ASU police initially sought multiple felony charges

Police initially sought charges against three of the activists who entered the bathroom, with five counts for the felony for unlawful recording, which could result in over two years in prison, according to the police report.

ASU police also looked into charging the activists with four misdemeanor charges including criminal trespassing, harassment by communication, disorderly conduct and interference with the use of educational property. Those misdemeanors each carry sentences of up to four to six months in jail. 

Besides Sinema, police identified four other victims, all women students in Sinema’s class who were in the bathroom at the time the confrontation happened. One told police she didn’t want to be part of what was happening, but felt forced to be a part of the incident. Another one told police she believed the activists were harassing Sinema, and she was shocked they did so inside a bathroom. Another student told police she felt violated for being filmed in the bathroom and that the video was posted online. 

Sinema told police she felt intimidated and was scared for her class, according to the police report. She was escorted to her vehicle once the class ended.

ASU police let activist into the building where Sinema was teaching

Sinema’s class was taught on a Sunday morning on the second floor of the University Center at the downtown Phoenix campus. But the university building was not open to all students and those associated with the university that day: Only those students taking Sinema’s class could use their ASU ID cards to access the building. Some of the activists were ASU students; they tried scanning their cards to open the building, but failed, according to the police report. 

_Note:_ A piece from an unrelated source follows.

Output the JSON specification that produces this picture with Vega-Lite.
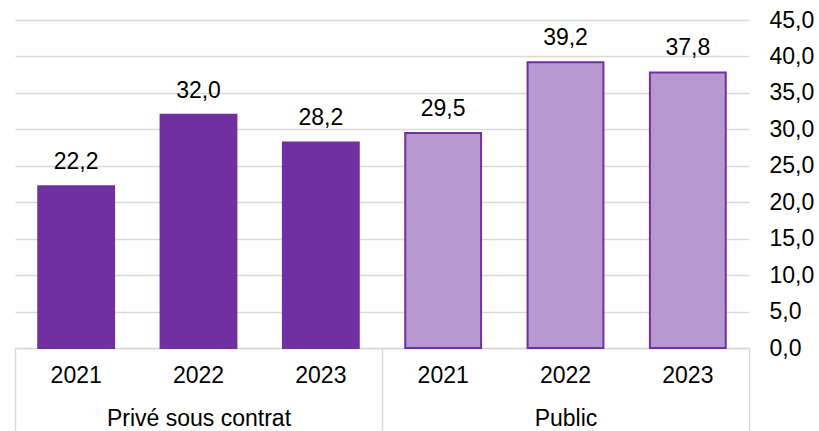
{
  "$schema": "https://vega.github.io/schema/vega-lite/v6.json",
  "width": 734,
  "height": 328,
  "autosize": {"type": "none"},
  "padding": {"left": 15, "top": 20, "right": 70, "bottom": 83},
  "config": {
    "view": {"stroke": null},
    "font": "Liberation Sans",
    "locale": {"number": {"decimal": ",", "thousands": " ", "grouping": [3], "currency": ["", " €"]}}
  },
  "data": {
    "values": [
      {"secteur": "Privé sous contrat", "annee": "2021", "valeur": 22.2},
      {"secteur": "Privé sous contrat", "annee": "2022", "valeur": 32.0},
      {"secteur": "Privé sous contrat", "annee": "2023", "valeur": 28.2},
      {"secteur": "Public", "annee": "2021", "valeur": 29.5},
      {"secteur": "Public", "annee": "2022", "valeur": 39.2},
      {"secteur": "Public", "annee": "2023", "valeur": 37.8}
    ]
  },
  "transform": [{"calculate": "datum.secteur + '|' + datum.annee", "as": "cle"}],
  "encoding": {
    "y": {
      "field": "valeur", "type": "quantitative",
      "scale": {"domain": [0, 45]},
      "axis": {
        "orient": "right", "title": null, "values": [0, 5, 10, 15, 20, 25, 30, 35, 40, 45],
        "format": ".1f", "labelFontSize": 23, "labelColor": "#000000", "labelPadding": 20,
        "labelOverlap": false, "labelBound": false,
        "ticks": false, "domain": false, "grid": true, "gridColor": "#d9d9d9", "gridWidth": 1.5
      }
    }
  },
  "layer": [
    {
      "encoding": {
        "x": {
          "field": "cle", "type": "nominal", "sort": null,
          "scale": {"paddingInner": 0.38, "paddingOuter": 0.19},
          "axis": {
            "orient": "bottom", "title": null, "labelAngle": 0,
            "labelExpr": "split(datum.value, '|')[1]",
            "labelFontSize": 23, "labelColor": "#000000", "labelPadding": 16,
            "ticks": false, "domain": true, "domainColor": "#d9d9d9", "domainWidth": 1.5
          }
        }
      },
      "layer": [
        {
          "mark": {"type": "bar", "stroke": "#7030A0", "strokeWidth": 2},
          "encoding": {
            "fill": {
              "field": "secteur", "type": "nominal",
              "scale": {"domain": ["Privé sous contrat", "Public"], "range": ["#7030A0", "#b898d0"]},
              "legend": null
            }
          }
        },
        {
          "mark": {"type": "text", "baseline": "alphabetic", "dy": -17, "fontSize": 23, "color": "#000000"},
          "encoding": {
            "text": {"field": "valeur", "type": "quantitative", "format": ".1f"}
          }
        }
      ]
    },
    {
      "mark": {"type": "bar", "opacity": 0},
      "encoding": {
        "x": {
          "field": "secteur", "type": "nominal", "sort": null,
          "scale": {"paddingInner": 0, "paddingOuter": 0},
          "axis": {
            "orient": "bottom", "title": null, "labelAngle": 0,
            "labelFontSize": 23, "labelColor": "#000000", "labelPadding": -24, "labelLimit": 0,
            "ticks": true, "tickSize": 83, "tickColor": "#d9d9d9", "tickWidth": 1.5,
            "tickBand": "extent", "tickExtra": true, "domain": false
          }
        }
      }
    }
  ],
  "resolve": {"scale": {"x": "independent"}}
}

ASU police used card scan logs to identify two of the activists as Arianna Reyes and Alexis Delgado Garcia.

Reyes used her ASU ID card to get into the neighboring Walter Cronkite School of Journalism and Mass Communication building, and asked a patrol officer to let her into the University Center. She told him she had left her laptop in the lobby. He opened the doors of the University Center for her, and returned to his post at the Cronkite building, according to the police report. 

In the police report, officers said it’s unclear how one of the activists got into the University Center building. But she let Delgado Garcia and Blanca into the building. They met Reyes in the lobby, according to the police report. 

The police found that the activists were in the building for less than 20 minutes. 

Later that afternoon, ASU police saw several people who they believed were the activists involved in the morning incident walking near the downtown campus. They detained two women, including ASU student Sophia Marjanovic. She had stood in front of Sinema’s stall during the morning protest. 

Marjanovic told Sinema she was a victim of human trafficking. On social media, Marjanovic said she identifies as a Native woman and “fell into human trafficking due to not having worker protections in the gig economy.” That’s why she wanted to tell Sinema to pass the Build Back Better Act, which – among many reforms on climate change, health care, education and housing – would strengthen the rights of workers trying to organize a union. 

According to the report, ASU police detective Rustin Standage recommended MCAO charge three people – Marjanovic, Reyes and Delgado – with two misdemeanors for disorderly conduct and interference or disruption of an education institution. Each offense is considered a class 1 misdemeanor and could carry a sentence of about six months in jail.

It is unclear who the fourth person ASU police referred for charges was. Wolfe, the ASU police spokesman, did not clarify that discrepancy.